## What needs to be done
Each line below should be retyped exactly, with no pictures.

## Data extract
** BEGIN **
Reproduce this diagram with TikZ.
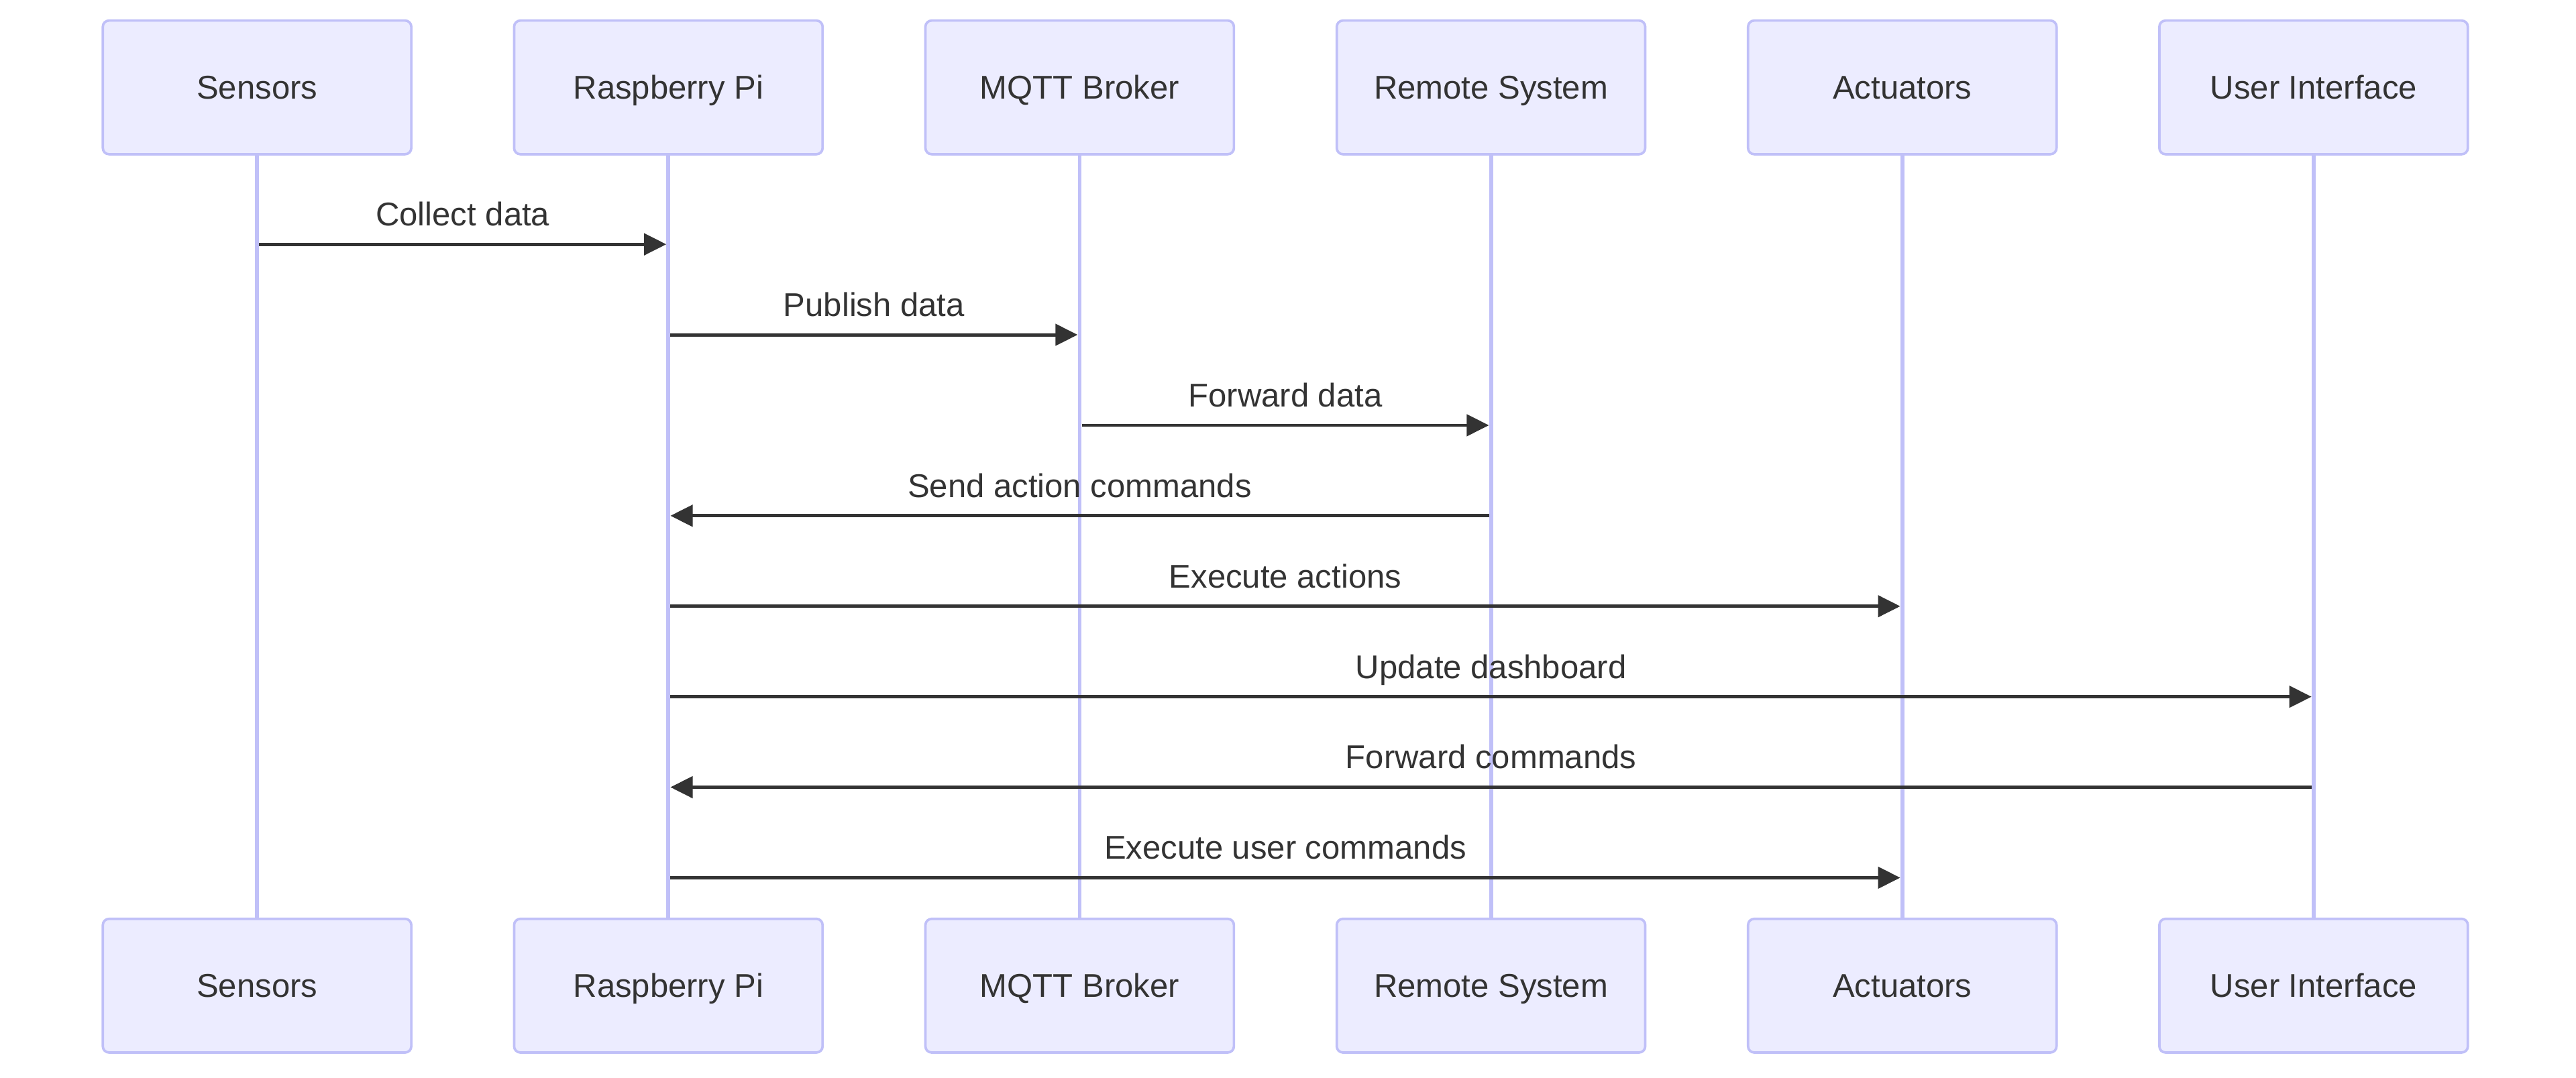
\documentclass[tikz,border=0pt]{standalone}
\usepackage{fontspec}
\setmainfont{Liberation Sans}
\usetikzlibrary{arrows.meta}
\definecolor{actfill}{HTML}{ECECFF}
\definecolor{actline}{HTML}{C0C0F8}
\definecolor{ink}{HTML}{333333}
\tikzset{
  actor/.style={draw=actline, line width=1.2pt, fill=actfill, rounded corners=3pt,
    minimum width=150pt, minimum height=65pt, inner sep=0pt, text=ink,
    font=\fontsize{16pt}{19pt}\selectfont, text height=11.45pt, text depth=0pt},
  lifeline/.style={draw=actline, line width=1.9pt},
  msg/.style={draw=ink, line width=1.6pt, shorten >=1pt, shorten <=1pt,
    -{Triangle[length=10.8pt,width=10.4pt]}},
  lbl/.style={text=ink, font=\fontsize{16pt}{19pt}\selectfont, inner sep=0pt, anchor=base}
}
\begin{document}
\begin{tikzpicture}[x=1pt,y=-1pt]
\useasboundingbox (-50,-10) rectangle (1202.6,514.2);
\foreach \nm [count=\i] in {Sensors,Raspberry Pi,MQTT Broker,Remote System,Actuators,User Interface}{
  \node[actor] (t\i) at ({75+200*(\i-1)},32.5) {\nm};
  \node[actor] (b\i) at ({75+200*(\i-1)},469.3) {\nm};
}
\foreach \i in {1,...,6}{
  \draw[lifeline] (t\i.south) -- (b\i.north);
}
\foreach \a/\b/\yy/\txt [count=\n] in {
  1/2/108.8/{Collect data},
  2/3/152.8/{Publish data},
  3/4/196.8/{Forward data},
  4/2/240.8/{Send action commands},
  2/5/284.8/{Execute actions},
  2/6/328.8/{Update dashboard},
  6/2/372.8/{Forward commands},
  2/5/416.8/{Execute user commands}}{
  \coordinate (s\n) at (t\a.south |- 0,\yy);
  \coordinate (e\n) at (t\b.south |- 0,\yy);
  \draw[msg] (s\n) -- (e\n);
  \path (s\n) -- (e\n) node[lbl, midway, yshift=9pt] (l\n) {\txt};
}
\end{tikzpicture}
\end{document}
** END **
## Written response
Reproduce this diagram with TikZ.
\documentclass[tikz,border=0pt]{standalone}
\usepackage{fontspec}
\setmainfont{Liberation Sans}
\usetikzlibrary{arrows.meta}
\definecolor{actfill}{HTML}{ECECFF}
\definecolor{actline}{HTML}{C0C0F8}
\definecolor{ink}{HTML}{333333}
\tikzset{
  actor/.style={draw=actline, line width=1.2pt, fill=actfill, rounded corners=3pt,
    minimum width=150pt, minimum height=65pt, inner sep=0pt, text=ink,
    font=\fontsize{16pt}{19pt}\selectfont, text height=11.45pt, text depth=0pt},
  lifeline/.style={draw=actline, line width=1.9pt},
  msg/.style={draw=ink, line width=1.6pt, shorten >=1pt, shorten <=1pt,
    -{Triangle[length=10.8pt,width=10.4pt]}},
  lbl/.style={text=ink, font=\fontsize{16pt}{19pt}\selectfont, inner sep=0pt, anchor=base}
}
\begin{document}
\begin{tikzpicture}[x=1pt,y=-1pt]
\useasboundingbox (-50,-10) rectangle (1202.6,514.2);
\foreach \nm [count=\i] in {Sensors,Raspberry Pi,MQTT Broker,Remote System,Actuators,User Interface}{
  \node[actor] (t\i) at ({75+200*(\i-1)},32.5) {\nm};
  \node[actor] (b\i) at ({75+200*(\i-1)},469.3) {\nm};
}
\foreach \i in {1,...,6}{
  \draw[lifeline] (t\i.south) -- (b\i.north);
}
\foreach \a/\b/\yy/\txt [count=\n] in {
  1/2/108.8/{Collect data},
  2/3/152.8/{Publish data},
  3/4/196.8/{Forward data},
  4/2/240.8/{Send action commands},
  2/5/284.8/{Execute actions},
  2/6/328.8/{Update dashboard},
  6/2/372.8/{Forward commands},
  2/5/416.8/{Execute user commands}}{
  \coordinate (s\n) at (t\a.south |- 0,\yy);
  \coordinate (e\n) at (t\b.south |- 0,\yy);
  \draw[msg] (s\n) -- (e\n);
  \path (s\n) -- (e\n) node[lbl, midway, yshift=9pt] (l\n) {\txt};
}
\end{tikzpicture}
\end{document}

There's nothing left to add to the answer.